This from WWII pictures:
Flag Raising over the Reichstag - by cameraman Khaldei, May, 1945
Stepan Andreyevich Neustroyev commanded the battalion that stormed the Reichstag in 1945 and hoisted the flag over the building. This is one of the most famous images of World War Two and only in 1997 did it become known that the photo had been doctored. Photographer Khaldei had made the flag in the photograph himself from red tablecloths from Tass, the Soviet press agency, emblazoned with the Soviet hammer and sickle.
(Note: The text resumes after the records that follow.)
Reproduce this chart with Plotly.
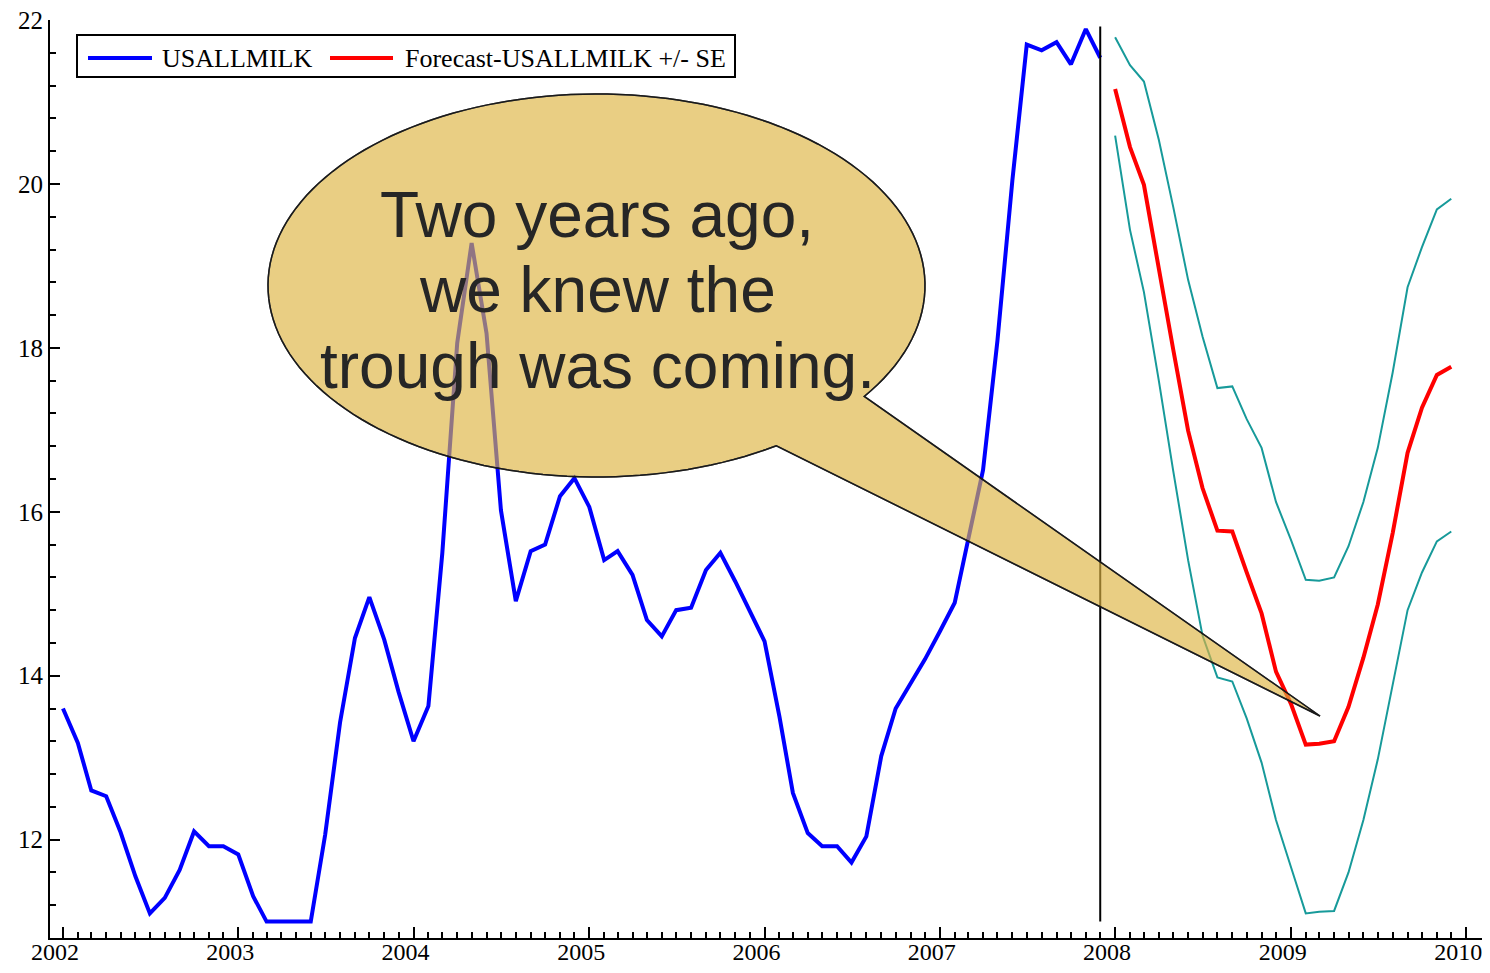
import numpy as np
import pandas as pd
import plotly.graph_objects as go

# ---------------- data ----------------
milk_values = [
    13.60, 13.18, 12.60, 12.53, 12.09, 11.55, 11.10, 11.29, 11.63, 12.10, 11.92, 11.92,   # 2002
    11.82, 11.31, 11.00, 11.00, 11.00, 11.00, 12.06, 13.43, 14.46, 14.96, 14.44, 13.80,   # 2003
    13.20, 13.63, 15.50, 18.06, 19.28, 18.18, 16.02, 14.91, 15.52, 15.60, 16.19, 16.41,   # 2004
    16.06, 15.41, 15.52, 15.23, 14.68, 14.48, 14.80, 14.83, 15.29, 15.50, 15.15, 14.80,   # 2005
    14.42, 13.50, 12.57, 12.08, 11.92, 11.92, 11.72, 12.04, 13.02, 13.60, 13.91, 14.20,   # 2006
    14.54, 14.89, 15.66, 16.51, 18.09, 20.04, 21.70, 21.63, 21.73, 21.46, 21.89, 21.54,   # 2007
]
forecast_mean = [
    21.16, 20.45, 19.99, 18.95, 17.98, 16.99, 16.29, 15.77, 15.76, 15.26, 14.76, 14.05,   # 2008
    13.66, 13.16, 13.17, 13.20, 13.62, 14.22, 14.87, 15.74, 16.72, 17.27, 17.67, 17.77,   # 2009
]
forecast_upper = [
    21.79, 21.45, 21.25, 20.54, 19.72, 18.83, 18.14, 17.51, 17.53, 17.13, 16.78, 16.12,
    15.66, 15.17, 15.16, 15.20, 15.58, 16.12, 16.78, 17.70, 18.74, 19.23, 19.69, 19.82,
]
forecast_lower = [
    20.59, 19.44, 18.68, 17.60, 16.50, 15.41, 14.49, 13.98, 13.93, 13.48, 12.94, 12.24,
    11.67, 11.10, 11.12, 11.13, 11.60, 12.24, 12.98, 13.87, 14.80, 15.26, 15.64, 15.76,
]
history_start = "2002-01-01"
forecast_start = "2008-01-01"
y_tick_values = [12, 14, 16, 18, 20, 22]
legend_labels = ["USALLMILK", "Forecast-USALLMILK +/- SE"]
callout_lines = ["Two years ago,", "we knew the", "trough was coming."]
divider_span = [11.0, 21.92]

hist_dates = pd.date_range(history_start, periods=len(milk_values), freq="MS")
fc_dates = pd.date_range(forecast_start, periods=len(forecast_mean), freq="MS")

# ---------------- layout geometry (page pixels) ----------------
BODY = 8                      # default body margin of the html page
PAGE_W, PAGE_H = 1490, 973
FIG_W, FIG_H = PAGE_W - 2 * BODY, PAGE_H - 2 * BODY
PL, PT, PR, PB = 50, 20, 1483, 938       # plot area on page
ML, MT = PL - BODY, PT - BODY
MR = max(0, FIG_W - (PR - BODY))
MB = FIG_H - (PB - BODY)
PW = FIG_W - ML - MR
PH = FIG_H - MT - MB


def px(xp):
    return (xp - PL) / PW


def py(yp):
    return 1 - (yp - PT) / PH


SERIF = "Liberation Serif"
SANS = "Liberation Sans"
TEAL = "#179a9a"

fig = go.Figure()

fig.add_trace(go.Scatter(x=fc_dates, y=forecast_upper, mode="lines",
                         line=dict(color=TEAL, width=2), showlegend=False))
fig.add_trace(go.Scatter(x=fc_dates, y=forecast_lower, mode="lines",
                         line=dict(color=TEAL, width=2), showlegend=False))
fig.add_trace(go.Scatter(x=fc_dates, y=forecast_mean, mode="lines",
                         line=dict(color="#ff0000", width=4), showlegend=False))
fig.add_trace(go.Scatter(x=hist_dates, y=milk_values, mode="lines",
                         line=dict(color="#0000ff", width=4), showlegend=False))
fig.add_trace(go.Scatter(x=[hist_dates[-1], hist_dates[-1]], y=divider_span, mode="lines",
                         line=dict(color="#000000", width=2), showlegend=False))

# ---------------- callout bubble ----------------
cx, cy, rx, ry = 596.5, 285.5, 328.5, 191.5
t1, t2 = np.deg2rad(56.8), np.deg2rad(35.4) + 2 * np.pi
ts = np.linspace(t1, t2, 160)
pts = [(cx + rx * np.cos(t), cy + ry * np.sin(t)) for t in ts]
pts.append((1320, 716))
path = "M " + " L ".join(f"{px(a):.5f},{py(b):.5f}" for a, b in pts) + " Z"
fig.add_shape(type="path", path=path, xref="paper", yref="paper",
              fillcolor="rgb(222,180,66)", opacity=0.65,
              line=dict(color="#000000", width=1.5), layer="above")
fig.add_shape(type="path", path=path, xref="paper", yref="paper",
              fillcolor="rgba(0,0,0,0)",
              line=dict(color="#1a1a1a", width=1.5), layer="above")

for line_txt, yc in zip(callout_lines, [215, 290, 366]):
    fig.add_annotation(text=line_txt, x=px(597), y=py(yc), xref="paper", yref="paper",
                       xanchor="center", yanchor="middle", showarrow=False,
                       font=dict(family=SANS, size=64, color="#262626"))

# ---------------- legend (drawn) ----------------
fig.add_shape(type="rect", xref="paper", yref="paper",
              x0=px(77), x1=px(735), y0=py(35), y1=py(77),
              line=dict(color="#000000", width=2), fillcolor="white", layer="above")
fig.add_shape(type="line", xref="paper", yref="paper",
              x0=px(88), x1=px(152), y0=py(58), y1=py(58),
              line=dict(color="#0000ff", width=4), layer="above")
fig.add_shape(type="line", xref="paper", yref="paper",
              x0=px(330), x1=px(393), y0=py(58), y1=py(58),
              line=dict(color="#ff0000", width=4), layer="above")
for lbl, xl in zip(legend_labels, [160, 403]):
    fig.add_annotation(text=lbl, x=px(xl), y=py(58), xref="paper", yref="paper",
                       xanchor="left", yanchor="middle", showarrow=False,
                       font=dict(family=SERIF, size=26, color="#000000"))

fig.update_layout(
    width=FIG_W, height=FIG_H,
    margin=dict(l=ML, r=MR, t=MT, b=MB, pad=0),
    paper_bgcolor="white", plot_bgcolor="white",
    showlegend=False,
    font=dict(family=SERIF, size=26, color="#000000"),
)
fig.update_xaxes(
    type="date",
    range=["2001-12-05", "2010-02-03"],
    tick0="2002-01-01", dtick="M12", tickformat="%Y",
    ticks="inside", ticklen=11, tickwidth=2, tickcolor="#000000",
    minor=dict(dtick="M1", ticks="inside", ticklen=6, tickwidth=2, tickcolor="#000000"),
    showline=True, linecolor="#000000", linewidth=2,
    showgrid=False, zeroline=False, automargin=False,
    tickfont=dict(family=SERIF, size=24, color="#000000"),
    ticklabelshift=-8, ticklabelstandoff=-9, ticklabeloverflow="allow",
)
fig.update_yaxes(
    range=[10.8, 22.0005],
    tickmode="linear", tick0=y_tick_values[0], dtick=y_tick_values[1] - y_tick_values[0],
    ticks="inside", ticklen=10, tickwidth=2, tickcolor="#000000",
    minor=dict(tickmode="linear", tick0=0, dtick=0.4, ticks="inside", ticklen=6,
               tickwidth=2, tickcolor="#000000"),
    showline=True, linecolor="#000000", linewidth=2,
    showgrid=False, zeroline=False, automargin=False,
    tickfont=dict(family=SERIF, size=25, color="#000000"),
    ticklabeloverflow="allow",
)

fig.write_html("out.html")
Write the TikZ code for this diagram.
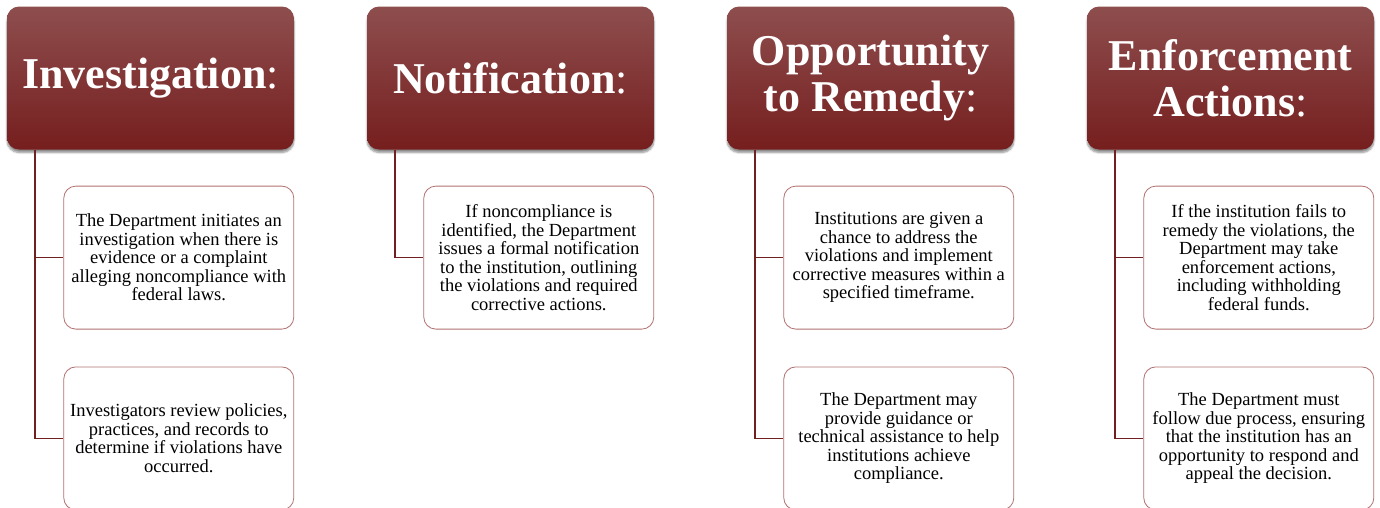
\documentclass[tikz,border=0pt]{standalone}
\usepackage{fontspec}
\setmainfont{Liberation Serif}
\usetikzlibrary{positioning,shadows.blur}

\definecolor{headtop}{RGB}{142,78,78}
\definecolor{headbot}{RGB}{118,30,30}
\definecolor{linkred}{RGB}{112,32,32}
\definecolor{itemline}{RGB}{178,112,112}

\tikzset{
  head/.style={rounded corners=12pt, minimum width=287pt, minimum height=143pt,
    top color=headtop, bottom color=headbot, text=white, align=center,
    font=\fontsize{44}{46}\selectfont,
    blur shadow={shadow xshift=0pt, shadow yshift=-3pt, shadow blur steps=6, shadow opacity=45}},
  item/.style={draw=itemline, line width=0.8pt, rounded corners=12pt, fill=white,
    minimum width=230pt, minimum height=143pt, align=center,
    font=\fontsize{18.5}{18.5}\selectfont},
  link/.style={draw=linkred, line width=1.5pt},
}

\begin{document}
\begin{tikzpicture}[x=1pt,y=1pt]
\useasboundingbox (0,0) rectangle (1380,-507);

% top row
\node[head] (inv) at (150.5,-78) {\textbf{Investigation}:};
\node[head] (note) at (510.5,-78) {\textbf{Notification}:};
\node[head] (remedy) at (870.5,-78) {\textbf{Opportunity}\\\textbf{to Remedy}:};
\node[head] (enf) at (1230.5,-78) {\textbf{Enforcement}\\\textbf{Actions}:};

% details under each step
\node[item, below=36pt of inv.south east, anchor=north east] (inv1)
  {The Department initiates an\\investigation when there is\\evidence or a complaint\\alleging noncompliance with\\federal laws.};
\node[item, below=37pt of inv1] (inv2)
  {Investigators review policies,\\practices, and records to\\determine if violations have\\occurred.};

\node[item, below=36pt of note.south east, anchor=north east] (note1)
  {If noncompliance is\\identified, the Department\\issues a formal notification\\to the institution, outlining\\the violations and required\\corrective actions.};

\node[item, below=36pt of remedy.south east, anchor=north east] (remedy1)
  {Institutions are given a\\chance to address the\\violations and implement\\corrective measures within a\\specified timeframe.};
\node[item, below=37pt of remedy1] (remedy2)
  {The Department may\\provide guidance or\\technical assistance to help\\institutions achieve\\compliance.};

\node[item, below=36pt of enf.south east, anchor=north east] (enf1)
  {If the institution fails to\\remedy the violations, the\\Department may take\\enforcement actions,\\including withholding\\federal funds.};
\node[item, below=37pt of enf1] (enf2)
  {The Department must\\follow due process, ensuring\\that the institution has an\\opportunity to respond and\\appeal the decision.};

% connectors
\draw[link] ([xshift=28pt]inv.south west) |- (inv1.west);
\draw[link] ([xshift=28pt]inv.south west) |- (inv2.west);
\draw[link] ([xshift=28pt]note.south west) |- (note1.west);
\draw[link] ([xshift=28pt]remedy.south west) |- (remedy1.west);
\draw[link] ([xshift=28pt]remedy.south west) |- (remedy2.west);
\draw[link] ([xshift=28pt]enf.south west) |- (enf1.west);
\draw[link] ([xshift=28pt]enf.south west) |- (enf2.west);
\end{tikzpicture}
\end{document}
Erich Kuby's book The Russians and Berlin, page 60, says:
It seems strange that the Russians should have looked upon the Reichstag, ... now an empty piece of masonry, its windows and doors bricked up, as the symbol of Germany. ... Mednikov describes this historic action in great detail:
"About noon on April 28 [1945], one of our battalions advanced on the Spree. At the same time the commander of the regiment, Col. F.M. Zinchenko, took charge of a red banner ... expressly set aside for planting on the dome. It was Red Banner No. 5 of the [150th Rifle Division] 3rd Shock Army ... [it was] twenty-three-year-old Capt. Stefan Andreyevich Noystroev men [who] battled their way into the building, fighting for every room and corridor. ... Noystroev ordered a shock detachment commanded by Lt. Berest to escort the two standard-bearers ... [who] took nearly half a day to reach the dome. At 10:50 p.m. on April 30, the banner of victory was unfurled over the Reichstag."
Evidently, the photograph of raising the Hammer and Sickle over the Reichstag was not taken at 10:30 at night. Soldiers on the street below are walking about. Most likely the famous photo was taken a day or two later.